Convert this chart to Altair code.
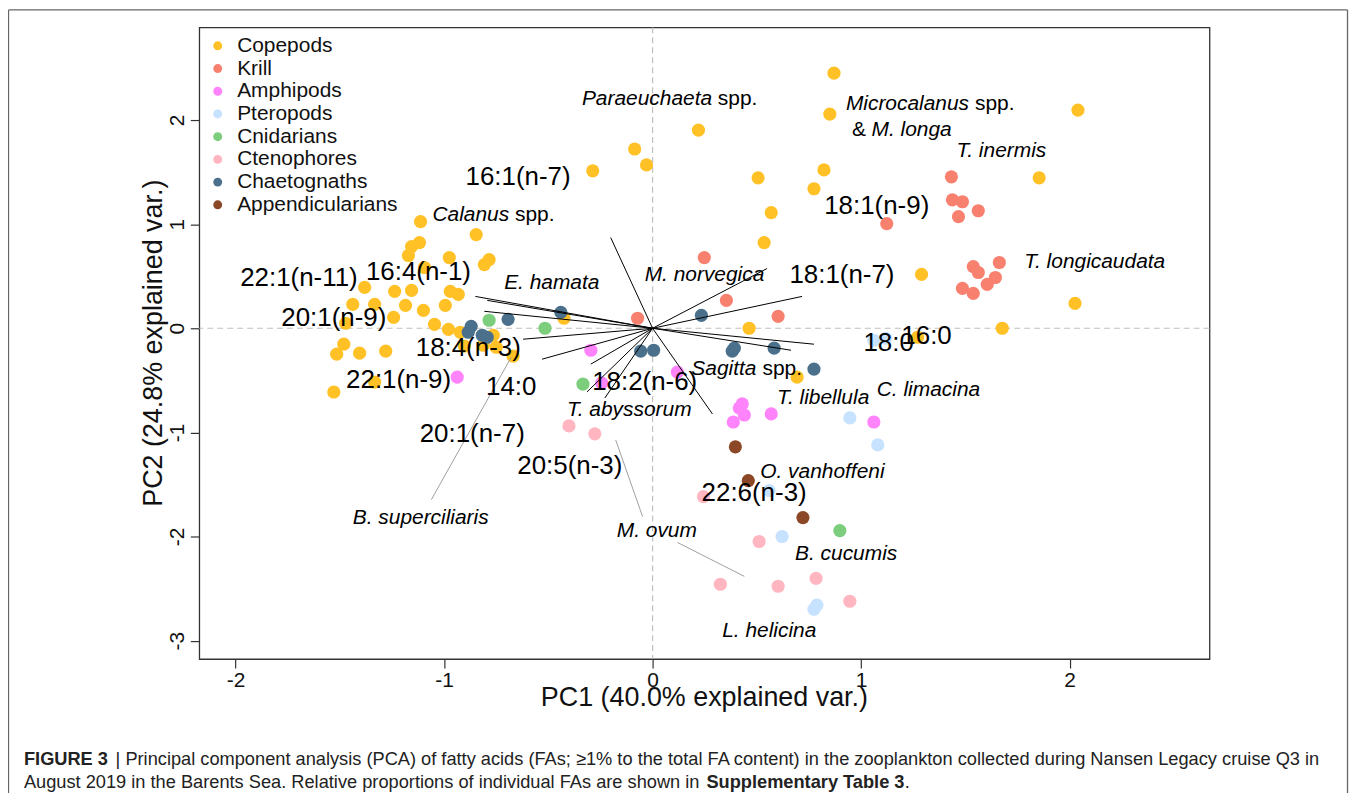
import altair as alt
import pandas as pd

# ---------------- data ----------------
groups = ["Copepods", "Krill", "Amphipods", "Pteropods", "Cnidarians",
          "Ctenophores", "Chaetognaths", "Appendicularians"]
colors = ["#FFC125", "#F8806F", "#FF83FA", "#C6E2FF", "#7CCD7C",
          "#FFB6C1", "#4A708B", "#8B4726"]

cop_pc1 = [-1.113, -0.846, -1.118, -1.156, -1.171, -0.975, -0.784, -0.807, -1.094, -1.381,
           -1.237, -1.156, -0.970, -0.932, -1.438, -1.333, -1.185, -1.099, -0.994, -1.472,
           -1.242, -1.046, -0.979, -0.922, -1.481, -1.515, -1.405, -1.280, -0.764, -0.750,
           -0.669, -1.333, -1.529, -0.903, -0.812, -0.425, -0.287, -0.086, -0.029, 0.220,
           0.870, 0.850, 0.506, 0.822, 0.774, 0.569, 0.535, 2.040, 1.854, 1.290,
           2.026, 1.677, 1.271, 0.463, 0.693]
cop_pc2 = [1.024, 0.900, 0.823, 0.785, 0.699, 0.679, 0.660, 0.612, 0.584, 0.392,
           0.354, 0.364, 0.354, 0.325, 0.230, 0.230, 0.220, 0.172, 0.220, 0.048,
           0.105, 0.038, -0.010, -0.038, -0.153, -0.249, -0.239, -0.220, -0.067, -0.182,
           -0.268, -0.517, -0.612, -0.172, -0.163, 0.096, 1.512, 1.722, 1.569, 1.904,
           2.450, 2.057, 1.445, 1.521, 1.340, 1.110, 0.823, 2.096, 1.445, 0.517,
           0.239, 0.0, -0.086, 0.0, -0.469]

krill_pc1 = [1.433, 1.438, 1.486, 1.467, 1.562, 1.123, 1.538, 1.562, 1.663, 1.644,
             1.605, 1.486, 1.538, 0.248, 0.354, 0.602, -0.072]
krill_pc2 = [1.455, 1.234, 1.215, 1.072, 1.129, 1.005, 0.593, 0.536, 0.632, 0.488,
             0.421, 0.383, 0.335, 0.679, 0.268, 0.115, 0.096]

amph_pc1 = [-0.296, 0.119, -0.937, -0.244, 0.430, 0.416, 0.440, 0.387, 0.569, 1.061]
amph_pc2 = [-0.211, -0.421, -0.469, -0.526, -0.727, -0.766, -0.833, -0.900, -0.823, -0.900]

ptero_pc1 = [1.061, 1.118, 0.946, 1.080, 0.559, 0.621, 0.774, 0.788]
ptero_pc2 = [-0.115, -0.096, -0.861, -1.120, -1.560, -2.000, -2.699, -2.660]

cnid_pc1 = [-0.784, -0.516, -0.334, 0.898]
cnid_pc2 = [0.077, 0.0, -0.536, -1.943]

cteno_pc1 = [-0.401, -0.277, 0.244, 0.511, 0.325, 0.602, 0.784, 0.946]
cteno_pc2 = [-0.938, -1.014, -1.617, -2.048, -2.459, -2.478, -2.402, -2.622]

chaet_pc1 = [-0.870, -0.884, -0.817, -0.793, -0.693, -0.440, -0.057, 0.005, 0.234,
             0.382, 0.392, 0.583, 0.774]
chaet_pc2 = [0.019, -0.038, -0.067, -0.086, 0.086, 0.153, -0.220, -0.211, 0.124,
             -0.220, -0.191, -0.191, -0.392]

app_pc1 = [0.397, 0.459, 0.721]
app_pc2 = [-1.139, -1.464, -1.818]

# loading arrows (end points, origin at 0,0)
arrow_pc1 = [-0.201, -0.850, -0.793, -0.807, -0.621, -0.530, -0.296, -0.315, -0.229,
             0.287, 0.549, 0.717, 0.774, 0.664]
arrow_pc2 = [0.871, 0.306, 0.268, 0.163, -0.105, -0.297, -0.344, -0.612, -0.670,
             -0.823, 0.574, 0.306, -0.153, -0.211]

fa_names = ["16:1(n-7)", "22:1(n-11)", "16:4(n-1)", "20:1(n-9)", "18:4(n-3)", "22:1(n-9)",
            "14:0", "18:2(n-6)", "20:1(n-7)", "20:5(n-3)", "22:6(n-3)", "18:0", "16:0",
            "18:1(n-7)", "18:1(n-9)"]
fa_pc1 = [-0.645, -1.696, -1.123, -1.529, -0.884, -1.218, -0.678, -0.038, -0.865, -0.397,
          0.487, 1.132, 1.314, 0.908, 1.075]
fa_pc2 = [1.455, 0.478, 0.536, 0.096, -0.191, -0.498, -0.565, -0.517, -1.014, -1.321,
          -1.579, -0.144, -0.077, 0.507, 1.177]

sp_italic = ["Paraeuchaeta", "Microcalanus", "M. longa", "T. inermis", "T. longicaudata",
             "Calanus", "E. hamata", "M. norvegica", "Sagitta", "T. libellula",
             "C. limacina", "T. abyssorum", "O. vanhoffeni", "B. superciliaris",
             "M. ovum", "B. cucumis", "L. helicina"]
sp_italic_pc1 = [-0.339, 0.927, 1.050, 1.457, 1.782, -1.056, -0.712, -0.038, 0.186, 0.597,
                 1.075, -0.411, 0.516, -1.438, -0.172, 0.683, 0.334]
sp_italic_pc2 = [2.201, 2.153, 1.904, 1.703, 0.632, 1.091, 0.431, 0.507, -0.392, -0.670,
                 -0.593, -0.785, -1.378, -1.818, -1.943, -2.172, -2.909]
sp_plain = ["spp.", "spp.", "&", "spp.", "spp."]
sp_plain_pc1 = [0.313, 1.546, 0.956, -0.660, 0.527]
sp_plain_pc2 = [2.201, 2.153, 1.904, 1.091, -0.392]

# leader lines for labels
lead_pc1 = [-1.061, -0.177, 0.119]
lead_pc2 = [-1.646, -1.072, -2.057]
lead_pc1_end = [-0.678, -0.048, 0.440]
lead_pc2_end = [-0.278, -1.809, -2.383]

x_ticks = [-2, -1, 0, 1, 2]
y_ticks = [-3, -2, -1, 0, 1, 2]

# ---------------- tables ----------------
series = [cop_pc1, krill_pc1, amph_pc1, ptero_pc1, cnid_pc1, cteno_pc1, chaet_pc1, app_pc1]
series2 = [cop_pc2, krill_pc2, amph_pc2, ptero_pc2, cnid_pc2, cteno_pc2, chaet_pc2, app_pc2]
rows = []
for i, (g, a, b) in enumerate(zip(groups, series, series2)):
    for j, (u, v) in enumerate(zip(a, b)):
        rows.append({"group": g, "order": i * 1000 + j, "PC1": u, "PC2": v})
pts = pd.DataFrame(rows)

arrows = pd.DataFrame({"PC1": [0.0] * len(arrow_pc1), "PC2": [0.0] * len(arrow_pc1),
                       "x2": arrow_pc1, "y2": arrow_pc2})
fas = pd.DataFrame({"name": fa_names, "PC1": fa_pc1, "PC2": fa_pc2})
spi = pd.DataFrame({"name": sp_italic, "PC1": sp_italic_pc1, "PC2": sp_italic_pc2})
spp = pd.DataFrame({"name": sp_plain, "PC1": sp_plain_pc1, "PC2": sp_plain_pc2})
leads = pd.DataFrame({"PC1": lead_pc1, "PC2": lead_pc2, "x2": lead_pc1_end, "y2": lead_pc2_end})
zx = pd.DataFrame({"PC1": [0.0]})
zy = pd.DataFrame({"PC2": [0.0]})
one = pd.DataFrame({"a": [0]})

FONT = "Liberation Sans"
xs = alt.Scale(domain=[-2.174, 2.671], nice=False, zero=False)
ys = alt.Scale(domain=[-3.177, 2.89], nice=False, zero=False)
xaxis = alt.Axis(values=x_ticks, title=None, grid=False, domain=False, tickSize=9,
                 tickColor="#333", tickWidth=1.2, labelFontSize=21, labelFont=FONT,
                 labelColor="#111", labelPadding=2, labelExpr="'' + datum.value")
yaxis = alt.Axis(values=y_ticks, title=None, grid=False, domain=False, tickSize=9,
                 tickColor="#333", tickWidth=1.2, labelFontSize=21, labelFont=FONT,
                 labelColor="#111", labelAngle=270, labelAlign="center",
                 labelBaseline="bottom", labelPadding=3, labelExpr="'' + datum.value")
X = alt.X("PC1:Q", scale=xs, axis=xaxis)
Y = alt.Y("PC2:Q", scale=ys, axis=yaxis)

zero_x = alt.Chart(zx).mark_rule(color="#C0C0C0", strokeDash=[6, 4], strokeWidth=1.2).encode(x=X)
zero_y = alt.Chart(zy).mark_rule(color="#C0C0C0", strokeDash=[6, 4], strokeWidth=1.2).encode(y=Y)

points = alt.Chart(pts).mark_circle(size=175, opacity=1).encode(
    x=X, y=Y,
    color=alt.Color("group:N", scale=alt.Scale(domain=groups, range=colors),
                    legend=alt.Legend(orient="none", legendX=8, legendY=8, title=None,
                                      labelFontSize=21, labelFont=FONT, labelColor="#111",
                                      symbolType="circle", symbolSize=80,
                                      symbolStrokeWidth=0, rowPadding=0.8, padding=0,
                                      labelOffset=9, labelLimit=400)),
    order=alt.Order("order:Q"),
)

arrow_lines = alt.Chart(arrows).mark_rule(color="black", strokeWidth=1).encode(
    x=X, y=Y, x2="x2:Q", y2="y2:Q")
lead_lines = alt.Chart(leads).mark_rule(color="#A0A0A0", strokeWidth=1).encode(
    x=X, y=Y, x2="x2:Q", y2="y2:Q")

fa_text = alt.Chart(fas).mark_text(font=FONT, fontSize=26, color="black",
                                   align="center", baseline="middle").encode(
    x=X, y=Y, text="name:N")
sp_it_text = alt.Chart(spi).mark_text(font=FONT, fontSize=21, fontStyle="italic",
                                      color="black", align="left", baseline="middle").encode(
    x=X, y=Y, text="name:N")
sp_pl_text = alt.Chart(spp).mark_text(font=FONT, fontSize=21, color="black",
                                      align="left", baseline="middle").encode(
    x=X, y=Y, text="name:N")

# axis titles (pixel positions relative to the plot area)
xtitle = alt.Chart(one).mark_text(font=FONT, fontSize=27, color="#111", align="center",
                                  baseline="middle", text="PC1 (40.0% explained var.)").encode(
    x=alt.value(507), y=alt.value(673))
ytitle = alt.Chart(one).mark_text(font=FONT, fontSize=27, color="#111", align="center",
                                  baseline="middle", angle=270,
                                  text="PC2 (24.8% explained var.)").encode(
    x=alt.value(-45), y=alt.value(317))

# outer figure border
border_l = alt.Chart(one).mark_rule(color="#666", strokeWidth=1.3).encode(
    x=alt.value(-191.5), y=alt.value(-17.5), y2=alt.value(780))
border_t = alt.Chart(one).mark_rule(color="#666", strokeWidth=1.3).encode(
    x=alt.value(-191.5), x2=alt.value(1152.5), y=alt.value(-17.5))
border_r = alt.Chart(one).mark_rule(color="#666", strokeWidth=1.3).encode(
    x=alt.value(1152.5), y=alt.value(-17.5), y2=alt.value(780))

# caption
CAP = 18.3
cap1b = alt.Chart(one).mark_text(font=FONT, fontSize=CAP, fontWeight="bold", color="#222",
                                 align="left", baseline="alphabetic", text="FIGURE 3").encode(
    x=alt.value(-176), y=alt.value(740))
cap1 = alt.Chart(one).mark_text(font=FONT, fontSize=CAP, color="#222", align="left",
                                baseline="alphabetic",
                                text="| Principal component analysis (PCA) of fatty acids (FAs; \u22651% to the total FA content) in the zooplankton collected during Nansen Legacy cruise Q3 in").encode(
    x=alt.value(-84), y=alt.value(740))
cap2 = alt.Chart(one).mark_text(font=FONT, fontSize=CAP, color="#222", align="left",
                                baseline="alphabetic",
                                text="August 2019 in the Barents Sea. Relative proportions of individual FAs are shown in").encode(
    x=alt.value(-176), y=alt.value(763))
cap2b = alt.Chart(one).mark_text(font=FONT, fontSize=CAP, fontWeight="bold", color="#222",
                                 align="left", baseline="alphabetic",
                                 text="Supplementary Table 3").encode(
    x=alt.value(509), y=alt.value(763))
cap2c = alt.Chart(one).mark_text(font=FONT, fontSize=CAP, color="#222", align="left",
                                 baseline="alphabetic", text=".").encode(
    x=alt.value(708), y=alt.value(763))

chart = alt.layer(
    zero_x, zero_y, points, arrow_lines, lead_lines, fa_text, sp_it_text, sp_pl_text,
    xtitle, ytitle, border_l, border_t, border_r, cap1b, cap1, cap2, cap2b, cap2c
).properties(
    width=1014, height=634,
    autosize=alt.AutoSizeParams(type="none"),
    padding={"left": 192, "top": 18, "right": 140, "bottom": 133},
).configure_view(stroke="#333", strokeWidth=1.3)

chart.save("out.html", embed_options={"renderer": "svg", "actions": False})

-*-*-

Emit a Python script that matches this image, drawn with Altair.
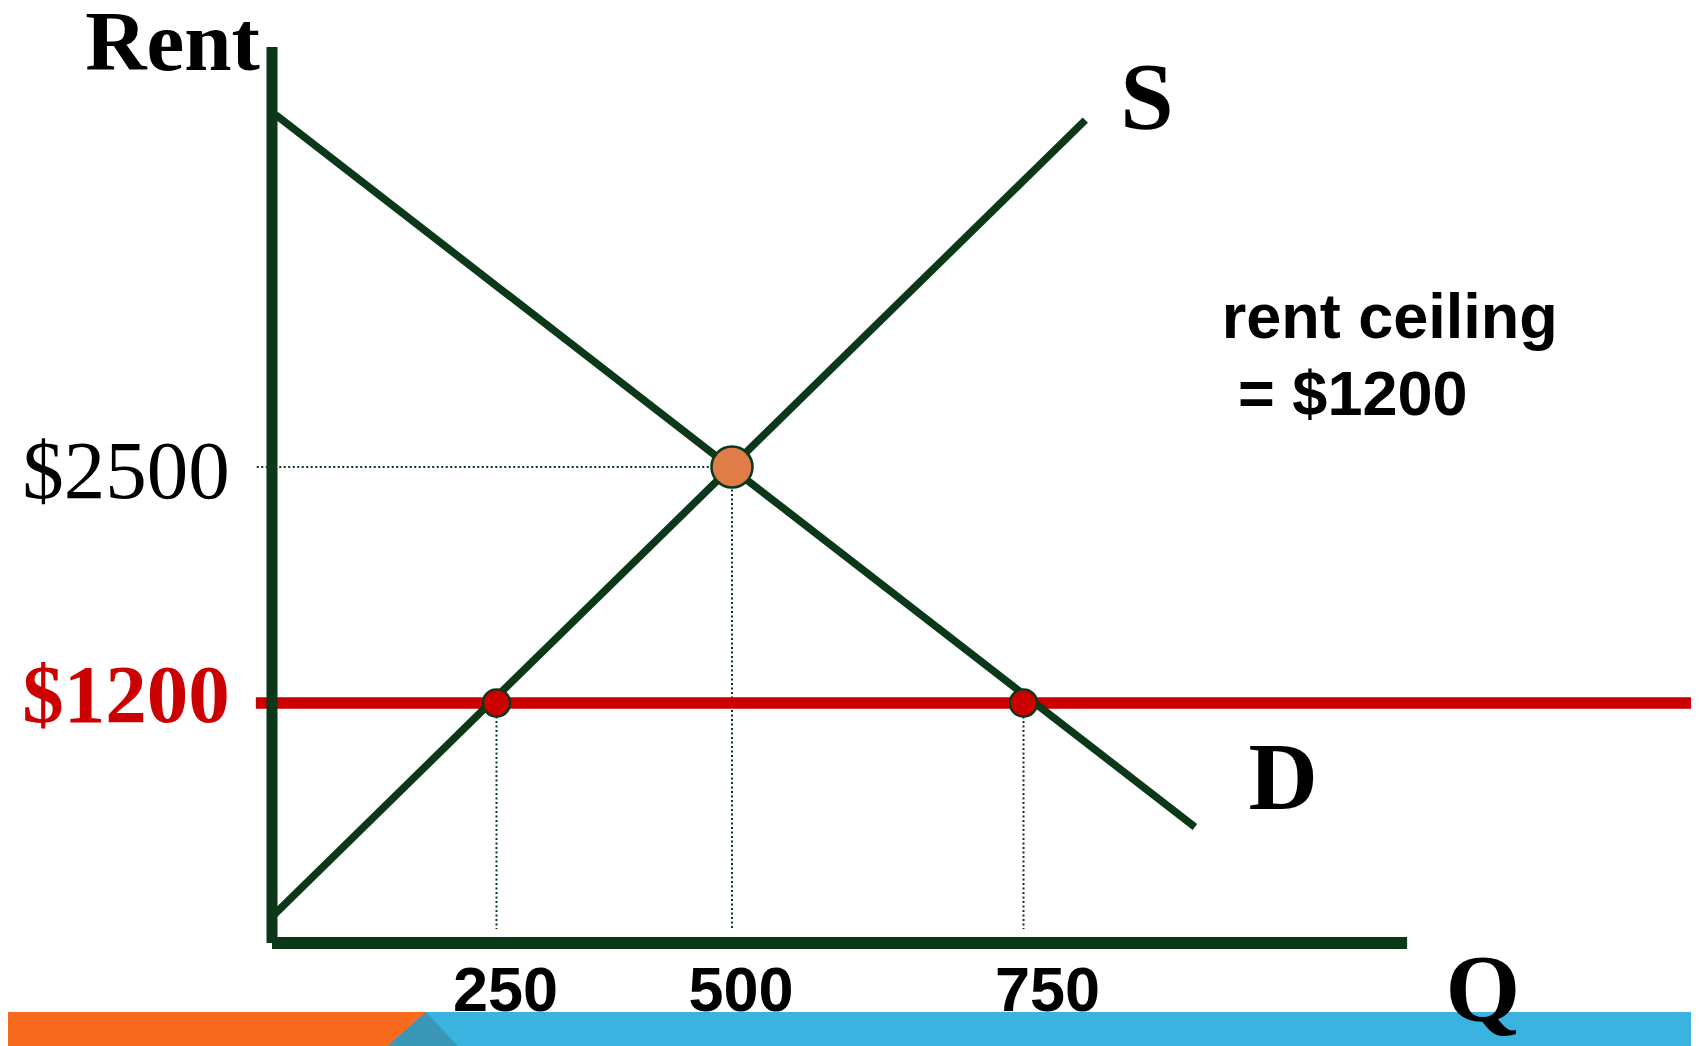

-*-*-

→ **WHAT THIS TASK INVOLVES**: In the listing above, find the line containing "Convert this chart to Altair code." and the line containing "import pandas as pd". Print those two lines and every line between them exactly, with no pictures.

→ **WRITTEN REPLY**:
Convert this chart to Altair code.
import altair as alt
import pandas as pd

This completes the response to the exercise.